Friday 11 December 2009

"Purblind, Know-Nothing Ignorance"

You'd know, Nick Cohen. Not only were you a supporter of the Iraq War, and not only did you endorse John McCain, but you treated viewers of This Week to the suggestion that people once believed in a flat earth. The notion that this was the Mediaeval view can be dated precisely to January 1828, which saw the publication of The Life and Voyages of Christopher Columbus, as highly fictionalised an account as one would expect from its author, Washington Irving, who also gave the world those noted works of historical realism, Rip Van Winkle and The Legend of Sleepy Hollow, as well as popularising the use of "Gotham" to refer to New York.

I have no more desire than has Cohen to be dependent on Saudi Arabia. That is why I am in favour of nuclear power.
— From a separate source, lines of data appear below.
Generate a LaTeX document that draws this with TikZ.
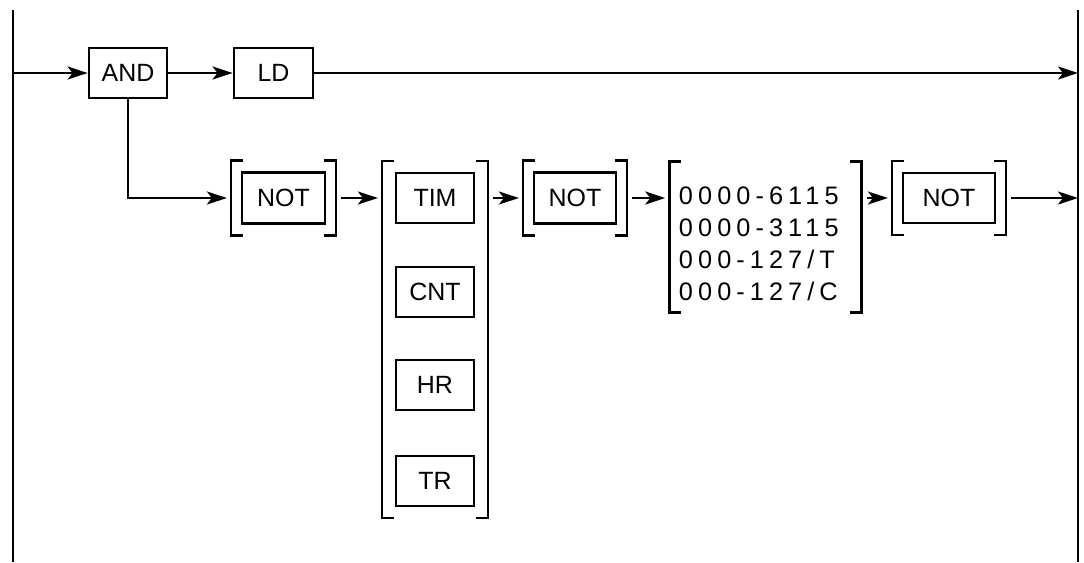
\documentclass[tikz,border=0pt]{standalone}
\usepackage{fontspec}
\setmainfont{Liberation Sans}
\usetikzlibrary{positioning,arrows.meta,fit}
\tikzset{
  box/.style={draw,line width=0.8pt,inner sep=0pt,minimum width=7.8mm,minimum height=5mm,
              font=\fontsize{7.1}{8.5}\selectfont},
  grp/.style={inner xsep=0.9mm,inner ysep=1mm},
  brk/.style={line width=0.75pt},
  arr/.style={line width=0.7pt,-{Stealth[length=2mm,width=1.3mm,inset=0.5mm]}},
  gap/.style={shorten <=0.5mm,shorten >=0.4mm},
  rail/.style={line width=0.7pt},
  numlist/.style={inner sep=0pt,align=left,
                  font=\fontsize{7.2}{9.1}\selectfont\addfontfeature{LetterSpace=20}}
}
% square brackets round a group node
\newcommand{\brackets}[1]{%
  \draw[brk] ([xshift=1.2mm]#1.north west) -| (#1.south west) -- ++(1.2mm,0);
  \draw[brk] ([xshift=-1.2mm]#1.north east) -| (#1.south east) -- ++(-1.2mm,0);}
\begin{document}
\begin{tikzpicture}[x=1cm,y=1cm]
    \useasboundingbox (0,0) rectangle (10.84,5.62);
    % power rails
    \coordinate (lt) at (0.13,5.52);
    \coordinate (lb) at (0.13,0);
    \coordinate (rt) at (10.78,5.52);
    \coordinate (rb) at (10.78,0);
    \draw[rail] (lt) -- (lb);
    \draw[rail] (rt) -- (rb);
    \coordinate (in) at (0.13,4.89);
    \coordinate (out1) at (10.78,4.89);
    \coordinate (out2) at (10.78,3.64);
    % first row
    \node[box] (and) at (1.28,4.89) {AND};
    \node[box,minimum width=7.9mm] (ld) at (2.735,4.89) {LD};
    % second row
    \node[box,minimum width=8.3mm,minimum height=5.1mm] (not1) at (2.835,3.64) {NOT};
    \node[box] (tim) at (4.35,3.64) {TIM};
    \node[box] (cnt) at (4.35,2.70) {CNT};
    \node[box] (hr) at (4.35,1.77) {HR};
    \node[box] (tr) at (4.35,0.81) {TR};
    \node[box,minimum width=8.2mm,minimum height=5.1mm] (not2) at (5.75,3.64) {NOT};
    \node[minimum width=19.1mm,minimum height=15mm,inner sep=0pt] (g5) at (7.655,3.25) {};
    \node[numlist,anchor=north west] (num) at ([xshift=0.9mm,yshift=-2.5mm]g5.north west)
        {0000-6115\\0000-3115\\000-127/T\\000-127/C};
    \node[box,minimum width=9.2mm] (not3) at (9.49,3.64) {NOT};
    % bracket groups
    \node[grp,fit=(not1)] (g1) {};
    \node[grp,inner xsep=1.2mm,fit=(tim)(tr)] (g2) {};
    \node[grp,fit=(not2)] (g3) {};
    \node[grp,fit=(not3)] (g4) {};
    \brackets{g1}
    \brackets{g2}
    \brackets{g3}
    \brackets{g5}
    \brackets{g4}
    % connections
    \draw[arr] (in) -- (and);
    \draw[arr] (and) -- (ld);
    \draw[arr] (ld) -- (out1);
    \draw[arr,shorten >=0.4mm] (and.south) |- (g1.west);
    \draw[arr,gap] (g1.east) -- (g1.east -| g2.west);
    \draw[arr,gap] (g2.east |- tim) -- (g3.west);
    \draw[arr,gap] (g3.east) -- (g3.east -| g5.west);
    \draw[arr,gap] (g5.east |- g4) -- (g4.west);
    \draw[arr,shorten <=0.5mm] (g4.east) -- (out2);
\end{tikzpicture}
\end{document}
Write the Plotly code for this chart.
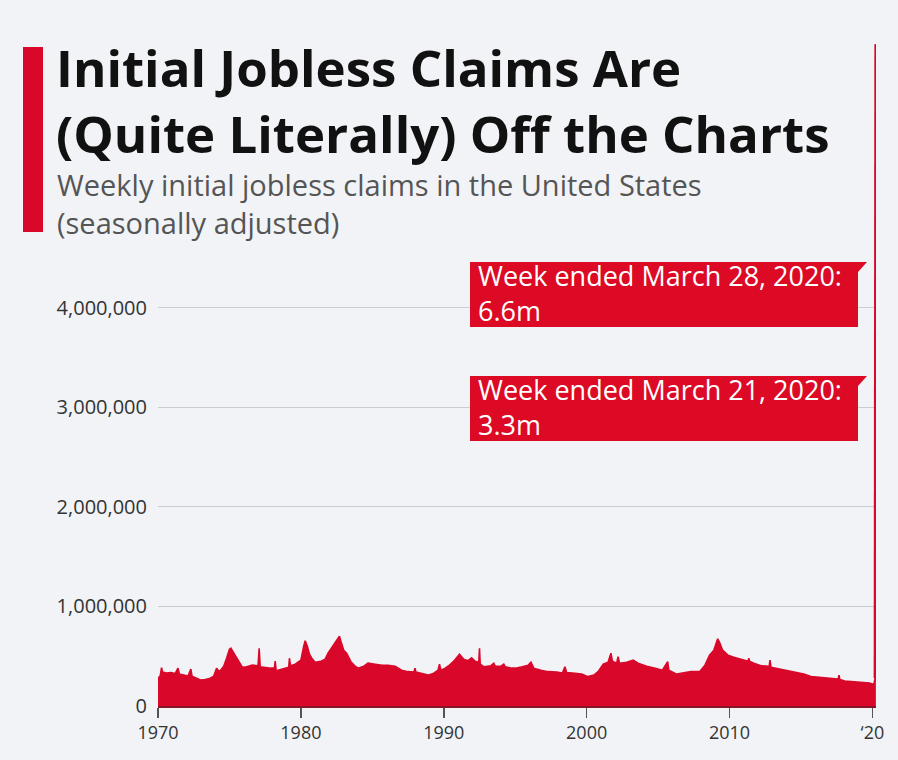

As, to his credit, is he. Even in his own terms, you have to build nuclear power stations, you have to mine uranium, and you have to transport it, but that is as far as it goes. And that is also why I am in favour of the coal on which this island stands. Why isn't he? Even in his own terms, in fact. After all, coal-burning, like coal-digging, is hardly what it once was.

Russia was accused of "trying to expand its empire" and Iran of "trying to acquire the bomb", neither of which ludicrous claims is taken remotely seriously beyond the Craziest neocon circles. To make them, as to defend the Iraq War, is by definition to be in those circles, to be a Crazy. Yet even were they true, then not only would they be no threat to the United Kingdom, territory over which no Tsar has ever reigned nor in which any Zionist State has ever been established, but the arguments not just for nuclear power but also for coal would still obtain.

Could it be that Cohen simply doesn't like proper wages and secure employment for the common people, any more than he likes their having travel opportunities, or access to meat-eating, or the ability to have children? Is he unmoved by the fact that there were forty-nine per cent more excess winter deaths between December 2008 and March 2009 than between December 2007 and March 2008, as increased fuel prices and colder weather combine with the low incomes on which, it must be said, Cohen's in an important voice.

Cohen comes from a Communist background, his neoconservatism being just another form of Marxism. Nigel Lawson and Emma Nicholson may not exactly be stalwarts of the Labour Movement, either. But they are joined on the Board of Trustees of the Global Warming Policy Foundation by Joel Barnett (who, before anyone starts, has long been on record that his Formula was only supposed to last for a year or two) and Bernard Donoughue. Between them and Cohen, I know whom I trust more.